**Task statement**
Output the first line of the listing and each line after it, up to and including the line that contains "const cx = d => x(d) + x.bandwidth() / 2;", exactly as written, minus the pictures.
----- Recorded information
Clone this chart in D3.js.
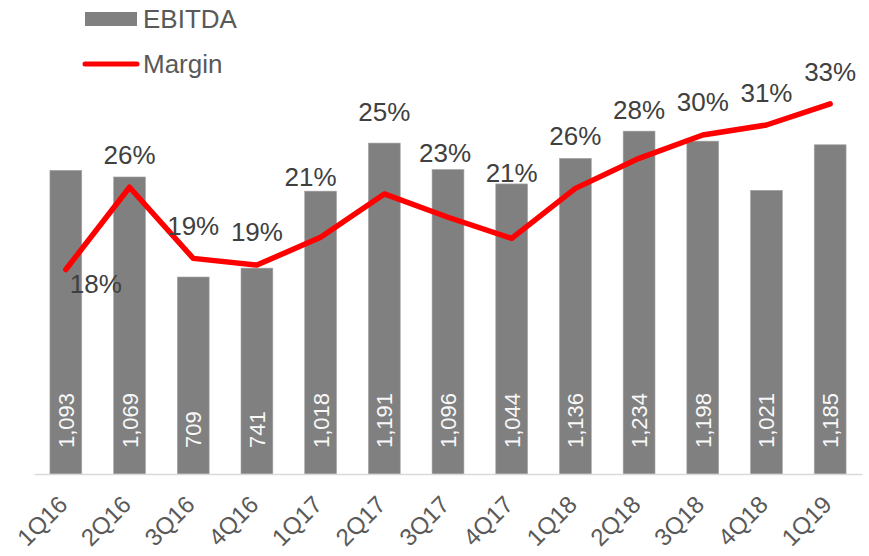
<!DOCTYPE html>
<html>
<head>
<meta charset="utf-8">
<script src="https://cdn.jsdelivr.net/npm/d3@7"></script>
<style>
  html, body { margin: 0; padding: 0; background: #ffffff; }
  svg { display: block; font-family: "Liberation Sans", Arial, sans-serif; }
</style>
</head>
<body>
<svg id="chart" width="869" height="556"></svg>
<script>
// ---- data ----
const categories = ["1Q16","2Q16","3Q16","4Q16","1Q17","2Q17","3Q17","4Q17","1Q18","2Q18","3Q18","4Q18","1Q19"];
const ebitda = [1093, 1069, 709, 741, 1018, 1191, 1096, 1044, 1136, 1234, 1198, 1021, 1185];
const margin = [0.184, 0.258, 0.194, 0.188, 0.213, 0.252, 0.231, 0.212, 0.257, 0.284, 0.305, 0.314, 0.333];
const marginLabels = ["18%","26%","19%","19%","21%","25%","23%","21%","26%","28%","30%","31%","33%"];
const seriesNames = ["EBITDA", "Margin"];
// label offsets (layout, px) for the margin data labels, relative to the point
const marginLabelDx = [30, 0, 0, 0, -10, 0, -3, 0, 0, 0, 0, 0, 0];
const marginLabelDy = [15, -32, -32, -33, -60, -82, -64, -65, -52, -48, -33, -32, -32];

// ---- layout ----
const svg = d3.select("#chart");
const plot = { left: 34, right: 862, top: 85, bottom: 474 };

const x = d3.scaleBand().domain(categories).range([plot.left, plot.right]).paddingInner(0.5).paddingOuter(0.25);
const y = d3.scaleLinear().domain([0, 1400]).range([plot.bottom, plot.top]);
const y2 = d3.scaleLinear().domain([0, 0.35]).range([plot.bottom, plot.top]);
const cx = d => x(d) + x.bandwidth() / 2;

// bars
svg.append("g").selectAll("rect").data(categories).join("rect")
  .attr("x", d => x(d))
  .attr("y", (d, i) => y(ebitda[i]))
  .attr("width", x.bandwidth())
  .attr("height", (d, i) => y(0) - y(ebitda[i]))
  .attr("fill", "#808080")
  .attr("stroke", "#a6a6a6")
  .attr("stroke-width", 0.6);

// bar value labels (rotated, inside base)
svg.append("g").selectAll("text").data(categories).join("text")
  .attr("transform", (d, i) => `translate(${cx(d) + 8},${y(0) - 26}) rotate(-90)`)
  .attr("text-anchor", "start")
  .attr("font-size", 22)
  .attr("fill", "#f8f8f8")
  .text((d, i) => d3.format(",")(ebitda[i]));

// x axis line
const xAxis = d3.axisBottom(x).tickSize(0).tickFormat("");
const gx = svg.append("g").attr("transform", `translate(0,${plot.bottom})`).call(xAxis);
gx.select(".domain").attr("stroke", "#d9d9d9").attr("stroke-width", 1.5);

// category labels
svg.append("g").selectAll("text").data(categories).join("text")
  .attr("transform", d => `translate(${cx(d) + 3},${plot.bottom + 32}) rotate(-45)`)
  .attr("text-anchor", "end")
  .attr("font-size", 24)
  .attr("fill", "#595959")
  .text(d => d);

// margin line
const line = d3.line()
  .x((d, i) => cx(categories[i]))
  .y(d => y2(d));
svg.append("path")
  .datum(margin)
  .attr("d", line)
  .attr("fill", "none")
  .attr("stroke", "#ff0000")
  .attr("stroke-width", 5.5)
  .attr("stroke-linejoin", "round")
  .attr("stroke-linecap", "round");

// margin labels
svg.append("g").selectAll("text").data(categories).join("text")
  .attr("x", (d, i) => cx(d) + marginLabelDx[i])
  .attr("y", (d, i) => y2(margin[i]) + marginLabelDy[i] + 9)
  .attr("text-anchor", "middle")
  .attr("font-size", 26)
  .attr("fill", "#404040")
  .text((d, i) => marginLabels[i]);

// legend
const lg = svg.append("g");
lg.append("rect").attr("x", 85).attr("y", 12).attr("width", 52).attr("height", 14).attr("fill", "#808080");
lg.append("text").attr("x", 143).attr("y", 28).attr("font-size", 26).attr("fill", "#595959").text(seriesNames[0]);
lg.append("line").attr("x1", 85).attr("x2", 137).attr("y1", 64).attr("y2", 64)
  .attr("stroke", "#ff0000").attr("stroke-width", 5).attr("stroke-linecap", "round");
lg.append("text").attr("x", 143).attr("y", 73).attr("font-size", 26).attr("fill", "#595959").text(seriesNames[1]);
</script>
</body>
</html>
----------
**Reply to the exercise**
Clone this chart in D3.js.
<!DOCTYPE html>
<html>
<head>
<meta charset="utf-8">
<script src="https://cdn.jsdelivr.net/npm/d3@7"></script>
<style>
  html, body { margin: 0; padding: 0; background: #ffffff; }
  svg { display: block; font-family: "Liberation Sans", Arial, sans-serif; }
</style>
</head>
<body>
<svg id="chart" width="869" height="556"></svg>
<script>
// ---- data ----
const categories = ["1Q16","2Q16","3Q16","4Q16","1Q17","2Q17","3Q17","4Q17","1Q18","2Q18","3Q18","4Q18","1Q19"];
const ebitda = [1093, 1069, 709, 741, 1018, 1191, 1096, 1044, 1136, 1234, 1198, 1021, 1185];
const margin = [0.184, 0.258, 0.194, 0.188, 0.213, 0.252, 0.231, 0.212, 0.257, 0.284, 0.305, 0.314, 0.333];
const marginLabels = ["18%","26%","19%","19%","21%","25%","23%","21%","26%","28%","30%","31%","33%"];
const seriesNames = ["EBITDA", "Margin"];
// label offsets (layout, px) for the margin data labels, relative to the point
const marginLabelDx = [30, 0, 0, 0, -10, 0, -3, 0, 0, 0, 0, 0, 0];
const marginLabelDy = [15, -32, -32, -33, -60, -82, -64, -65, -52, -48, -33, -32, -32];

// ---- layout ----
const svg = d3.select("#chart");
const plot = { left: 34, right: 862, top: 85, bottom: 474 };

const x = d3.scaleBand().domain(categories).range([plot.left, plot.right]).paddingInner(0.5).paddingOuter(0.25);
const y = d3.scaleLinear().domain([0, 1400]).range([plot.bottom, plot.top]);
const y2 = d3.scaleLinear().domain([0, 0.35]).range([plot.bottom, plot.top]);
const cx = d => x(d) + x.bandwidth() / 2;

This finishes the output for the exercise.